ADVICE for YOUTHFUL Investors: Use some of your energy to ask the experts (realtor, other investors whose buildings you admire, attorney & CPA (who have successful experience with multi-family property) and form good business habits which fit your style! Asking questions of the right people will save you hours of time and thousands of dollars!

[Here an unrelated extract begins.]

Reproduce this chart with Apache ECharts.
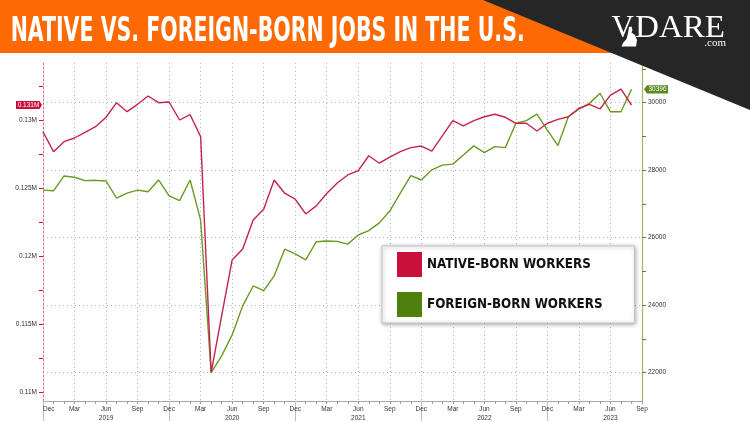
<!DOCTYPE html>
<html><head><meta charset="utf-8">
<script src="https://cdn.jsdelivr.net/npm/echarts@6/dist/echarts.min.js"></script>
<style>html,body{margin:0;padding:0;background:#fff}#c{width:750px;height:422px}</style>
</head><body><div id="c"></div>
<script>
// ---- data (thousands of persons) ----
const months = [
"2018-12",
"2019-01","2019-02","2019-03","2019-04","2019-05","2019-06","2019-07","2019-08","2019-09","2019-10","2019-11","2019-12",
"2020-01","2020-02","2020-03","2020-04","2020-05","2020-06","2020-07","2020-08","2020-09","2020-10","2020-11","2020-12",
"2021-01","2021-02","2021-03","2021-04","2021-05","2021-06","2021-07","2021-08","2021-09","2021-10","2021-11","2021-12",
"2022-01","2022-02","2022-03","2022-04","2022-05","2022-06","2022-07","2022-08","2022-09","2022-10","2022-11","2022-12",
"2023-01","2023-02","2023-03","2023-04","2023-05","2023-06","2023-07","2023-08","2023-09"];

const nativeBorn = [129140,127680,128410,128680,129100,129510,130200,131270,130610,131150,131760,131270,131320,
130000,130390,128780,111480,115630,119740,120540,122670,123450,125600,124630,124190,
123110,123700,124610,125380,125970,126280,127380,126830,127270,127680,127970,128090,
127710,128830,129950,129560,129950,130240,130420,130200,129760,129760,129190,129760,
130050,130240,130860,131150,130810,131830,132270,131100];

const foreignBorn = [27410,27390,27830,27790,27690,27700,27680,27170,27320,27410,27360,27710,27240,
27100,27710,26520,22000,22500,23120,23980,24570,24430,24870,25660,25520,
25340,25880,25900,25890,25810,26080,26210,26440,26790,27320,27840,27710,
28010,28150,28180,28450,28720,28520,28700,28670,29390,29470,29660,29190,
28730,29590,29810,29980,30280,29730,29730,30396];

const leftLabels = [110000,115000,120000,125000,130000];
const leftTicks = [110000,112500,115000,117500,120000,122500,125000,127500,130000,132500];
const rightLabels = [22000,24000,26000,28000,30000];
const rightMinorTicks = [23000,25000,27000,29000,31000];
const monthNames = {"03":"Mar","06":"Jun","09":"Sep","12":"Dec"};
const titleText = "NATIVE VS. FOREIGN-BORN JOBS IN THE U.S.";
const seriesNames = ["NATIVE-BORN WORKERS","FOREIGN-BORN WORKERS"];

// ---- layout helpers ----
const ctx = document.createElement('canvas').getContext('2d');
function tw(font, text){ ctx.font = font; return ctx.measureText(text).width; }
function hasFont(f){
  const s = 'FOREIGN-BORN WORKERS';
  return tw('20px monospace', s) !== tw('20px "' + f + '", monospace', s);
}
const legFamily = hasFont('Liberation Sans Narrow') ? 'Liberation Sans Narrow' : 'DejaVu Sans Condensed';
const legTextW = 176;
const legFS = Math.round(legTextW / tw('bold 100px "' + legFamily + '"', seriesNames[1]) * 1000) / 10;

const GT = 63, GB = 401;
const LMIN = 130000 - (GB - 120) * 73.34, LMAX = 130000 + (120 - GT) * 73.34;
const RMIN = 30000 - (GB - 102.7) * 29.63, RMAX = 30000 + (102.7 - GT) * 29.63;

const isQuarter = (i, v) => !!monthNames[v.slice(5)];
const labelFont = 'Liberation Sans';

const chart = echarts.init(document.getElementById('c'), null, {renderer:'canvas'});
chart.setOption({
  animation: false,
  backgroundColor: '#fff',
  grid: {left: 43, right: 108, top: GT, bottom: 422 - GB, containLabel: false, outerBoundsMode: 'none'},
  legend: {
    data: [
      {name: seriesNames[0], itemStyle: {color: '#c8103a', borderWidth: 0}},
      {name: seriesNames[1], itemStyle: {color: '#4e800b', borderWidth: 0}}
    ],
    orient: 'vertical', left: 382, top: 246,
    icon: 'rect', itemWidth: 25, itemHeight: 25, itemGap: 15,
    padding: [6, 208 - legTextW, 6, 15],
    backgroundColor: '#fff', borderColor: '#c4c4c4', borderWidth: 1,
    shadowBlur: 4, shadowColor: 'rgba(0,0,0,0.35)', shadowOffsetX: 1, shadowOffsetY: 1,
    selectedMode: false,
    textStyle: {fontFamily: legFamily, fontWeight: 'bold', fontSize: legFS, color: '#111'}
  },
  xAxis: [{
    type: 'category', data: months, boundaryGap: false,
    axisLine: {onZero: false, lineStyle: {color: '#a8a8a8', width: 1}},
    axisTick: {interval: 0, length: 3, lineStyle: {color: '#999'}},
    axisLabel: {
      interval: isQuarter, margin: 4, fontSize: 6.5, lineHeight: 9, color: '#333',
      fontFamily: labelFont, alignMinLabel: 'left',
      formatter: v => monthNames[v.slice(5)] + (v.slice(5) === '06' ? '\n' + v.slice(0, 4) : '')
    },
    splitLine: {show: true, interval: isQuarter, lineStyle: {color: '#b4b4b4', type: [1, 3], width: 1}}
  }, {
    type: 'category', data: months, boundaryGap: false, position: 'bottom',
    axisLine: {show: false},
    axisTick: {interval: (i, v) => v.slice(5) === '12', length: 20, lineStyle: {color: '#bdbdbd'}},
    axisLabel: {show: false}, splitLine: {show: false}
  }],
  yAxis: [{
    type: 'value', position: 'left', min: LMIN, max: LMAX, scale: true,
    axisLine: {show: true, lineStyle: {color: '#d8708c', type: [2, 2], width: 1}},
    axisTick: {show: true, customValues: leftTicks, length: 4, lineStyle: {color: '#c8103a'}},
    axisLabel: {customValues: leftLabels, margin: 6, fontSize: 6.5, color: '#333', fontFamily: labelFont,
      formatter: v => parseFloat((v / 1e6).toFixed(4)) + 'M'},
    splitLine: {show: false}
  }, {
    type: 'value', position: 'right', min: RMIN, max: RMAX, scale: true,
    axisLine: {show: true, lineStyle: {color: '#a3b56a', width: 1.2}},
    axisTick: {show: true, customValues: rightLabels, length: 4, lineStyle: {color: '#5a8a1c'}},
    axisLabel: {customValues: rightLabels, margin: 6, fontSize: 6.5, color: '#333', fontFamily: labelFont,
      formatter: v => String(Math.round(v))},
    splitLine: {show: true, lineStyle: {color: '#b4b4b4', type: [1, 3], width: 1}}
  }, {
    type: 'value', position: 'right', min: RMIN, max: RMAX, scale: true,
    axisLine: {show: false},
    axisTick: {show: true, customValues: rightMinorTicks, length: 4, lineStyle: {color: '#5a8a1c'}},
    axisLabel: {show: false}, splitLine: {show: false}
  }],
  series: [{
    name: seriesNames[0], type: 'line', data: nativeBorn, xAxisIndex: 0, yAxisIndex: 0,
    symbol: 'none', showSymbol: false, z: 3,
    lineStyle: {color: '#c2244e', width: 1.4}, itemStyle: {color: '#c8103a'}
  }, {
    name: seriesNames[1], type: 'line', data: foreignBorn, xAxisIndex: 0, yAxisIndex: 1,
    symbol: 'none', showSymbol: false, z: 2,
    lineStyle: {color: '#6a9a24', width: 1.4}, itemStyle: {color: '#4e800b'}
  }]
});

// ---- header graphics and last-value tags ----
const titleFont = 'bold 34px "DejaVu Sans Condensed"';
const titleScale = 514 / tw(titleFont, titleText);
const vFont = '31px "Liberation Serif"';
const dareScale = 90 / tw(vFont, 'DARE');

const lastN = nativeBorn[nativeBorn.length - 1];
const lastF = foreignBorn[foreignBorn.length - 1];
const yN = chart.convertToPixel({yAxisIndex: 0}, lastN);
const yF = chart.convertToPixel({yAxisIndex: 1}, lastF);

chart.setOption({graphic: {elements: [
  {type: 'rect', z: 100, shape: {x: 0, y: 0, width: 750, height: 53}, style: {fill: '#fd6a03'}},
  {type: 'polygon', z: 101, shape: {points: [[483, 0], [750, 0], [750, 110]]}, style: {fill: '#262626'}},
  {type: 'text', z: 102, x: 10.7, y: 32.5, scaleX: titleScale,
    style: {text: titleText, font: titleFont, fill: '#fff', align: 'left', verticalAlign: 'middle'}},
  {type: 'text', z: 102, x: 611.5, y: 28.5,
    style: {text: 'V', font: vFont, fill: '#fff', align: 'left', verticalAlign: 'middle'}},
  {type: 'polygon', z: 103, shape: {points: [[629,27],[631.5,26.5],[632.5,30],[631.5,32.5],[635,35],[637,40],[636,46.5],[621.5,46.5],[623,43],[626.5,39],[628,33]]}, style: {fill: '#fff'}},
  {type: 'text', z: 102, x: 635, y: 28.5, scaleX: dareScale,
    style: {text: 'DARE', font: vFont, fill: '#fff', align: 'left', verticalAlign: 'middle'}},
  {type: 'text', z: 102, x: 726, y: 43.5,
    style: {text: '.com', font: '11px "Liberation Serif"', fill: '#fff', align: 'right', verticalAlign: 'middle'}},
  {type: 'polygon', z: 50, shape: {points: [[16, yN - 4], [39.5, yN - 4], [42, yN], [39.5, yN + 4], [16, yN + 4]]}, style: {fill: '#c8103a'}},
  {type: 'text', z: 51, x: 28.5, y: yN,
    style: {text: (lastN / 1e6).toFixed(3) + 'M', font: '6.5px "Liberation Sans"', fill: '#fff', align: 'center', verticalAlign: 'middle'}},
  {type: 'polygon', z: 50, shape: {points: [[644, yF], [647, yF - 4.2], [668, yF - 4.2], [668, yF + 4.2], [647, yF + 4.2]]}, style: {fill: '#5a8a1c'}},
  {type: 'text', z: 51, x: 657.5, y: yF,
    style: {text: String(lastF), font: '6.5px "Liberation Sans"', fill: '#fff', align: 'center', verticalAlign: 'middle'}}
]}});
</script></body></html>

 In MIDDLE AGE, investors are adept at fitting their new building acquisitions (usually 1 or 2 each year) into their management program. To the casual observer, it seems that less than 6 months after they have acquired a new property it looks and feels like their others in terms of condition, landscaping, strong tenants. They practice sound tenant management, with consistent bonuses for referring other good tenants, pay annual security interest payments to tenants as they come due, communicate clearly with tenants and make every unit under their management a little more attractive every year! Rents increase with the market each year (usually by $25 to $50 per month). These increases fund inflationary increases in taxes, insurance and water bills, plus needed capital improvements. Since processes are streamlined, these investors make more $$$ per unit or building with less energy invested. They keep their eyes open for new properties and may consider using 1031 Exchanges to weed out properties with less future potential and purchase those which fit their ideal portfolio better! For a devoted investor, this stage can last 50 years. A casual investor may never make it to this stage, but go straight from YOUTH to PAST PRIME!

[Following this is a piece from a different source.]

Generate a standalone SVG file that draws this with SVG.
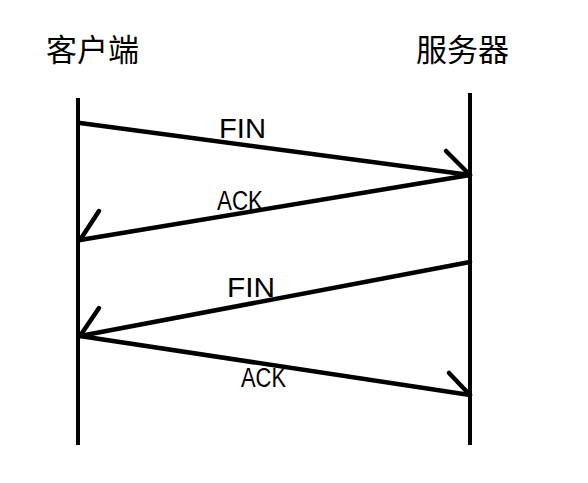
<svg xmlns="http://www.w3.org/2000/svg" width="588" height="483" viewBox="0 0 588 483">
<style>
.life{stroke:#000;stroke-width:4;fill:none}
.msg{stroke:#000;stroke-width:4.5;fill:none;stroke-linecap:round}
.title{font-family:"Noto Sans CJK SC",sans-serif;font-size:31px;fill:#000}
.lbl{font-family:"Liberation Sans",sans-serif;font-size:27px;fill:#000}
</style>
<rect width="588" height="483" fill="#fff"/>
<g id="client">
<text class="title" x="46" y="61">客户端</text>
<line class="life" x1="78" y1="98" x2="78" y2="445"/>
</g>
<g id="server">
<text class="title" x="416" y="61">服务器</text>
<line class="life" x1="470" y1="93" x2="470" y2="445"/>
</g>
<g id="connectors">
<g id="fin1">
<line class="msg" x1="80" y1="123" x2="470" y2="175"/>
<line class="msg" x1="446" y1="151" x2="470" y2="175"/>
<text class="lbl" x="219" y="138" textLength="47" lengthAdjust="spacingAndGlyphs">FIN</text>
</g>
<g id="ack1">
<line class="msg" x1="470" y1="175" x2="80" y2="240"/>
<line class="msg" x1="99" y1="211" x2="80" y2="240"/>
<text class="lbl" x="217" y="210" textLength="46" lengthAdjust="spacingAndGlyphs">ACK</text>
</g>
<g id="fin2">
<line class="msg" x1="470" y1="262" x2="80" y2="336"/>
<line class="msg" x1="99" y1="308" x2="80" y2="336"/>
<text class="lbl" x="227" y="297" textLength="48" lengthAdjust="spacingAndGlyphs">FIN</text>
</g>
<g id="ack2">
<line class="msg" x1="80" y1="336" x2="470" y2="395"/>
<line class="msg" x1="449" y1="373" x2="470" y2="395"/>
<text class="lbl" x="241" y="387" textLength="45" lengthAdjust="spacingAndGlyphs">ACK</text>
</g>
</g>
</svg>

ADVICE for MIDDLE AGE Investors: Use your trusted experts to evaluate your assets and fine-tune your portfolio. Just as a strong realtor knows that some clients are too draining to work for, you need to recognize if one or more of your properties is too draining to remain in your portfolio. To make investing fun, you need to work with positive people, and tenants who will work with you. This is a long-term strategy. You can't afford to have any one investment sap your endurance. Began planning in this stage for your next life phase (perhaps a 1031 exchange of 20 3-families for one 20-unit apartment building in a warmer climate?). The current tax code provides great flexibility and excellent tax-deferral potential!!!

 

The PAST PRIME stage is the one too many investors without a plan fall into. The mortgage may be paid off or almost paid off, so they keep the rents low for tenants (after all, they only have to pay taxes, water and insurance). With low rents, the property will not fund capital improvements. You know what these properties look like... little landscaping, older roofs (with 2-3 layers of shingles), abandoned cars in the back yards, 3 dumpsters of prior-tenants' possessions in the basement, older heating systems, leaking pipes, old wallpaper, at least one unit is behind on the rent or vacant... Strong investors never enter this stage, other investors may be trapped here for a decade...

 

ADVICE for PAST PRIME investors: You have given 40% of your cashflow to your tenants and will give 30% of what could have been your equity to the new investor in this property. You need to end your pain and stop the decline in your investment's value. Call for FIRST AID!!!

 

Vickie Nagy
Coldwell Banker Residential Real Estate - Palm Springs, CA
Vickie Jean the Palm Springs Condo Queen
Very interesting way of framing up the lifecycle ... but oh so true!
Feb 08, 2008 03:39 AM
First Last
Eatontown, NJ

Brent,

Great post, a lot of good advice.

Feb 08, 2008 03:43 AM
Bill Exeter
Exeter 1031 Exchange Services, LLC - San Diego, CA
1031 Tax-Deferred Exchange Expert

Hi Brent,

Great advice and good information.  Good for 1031 exchangers to keep in mind.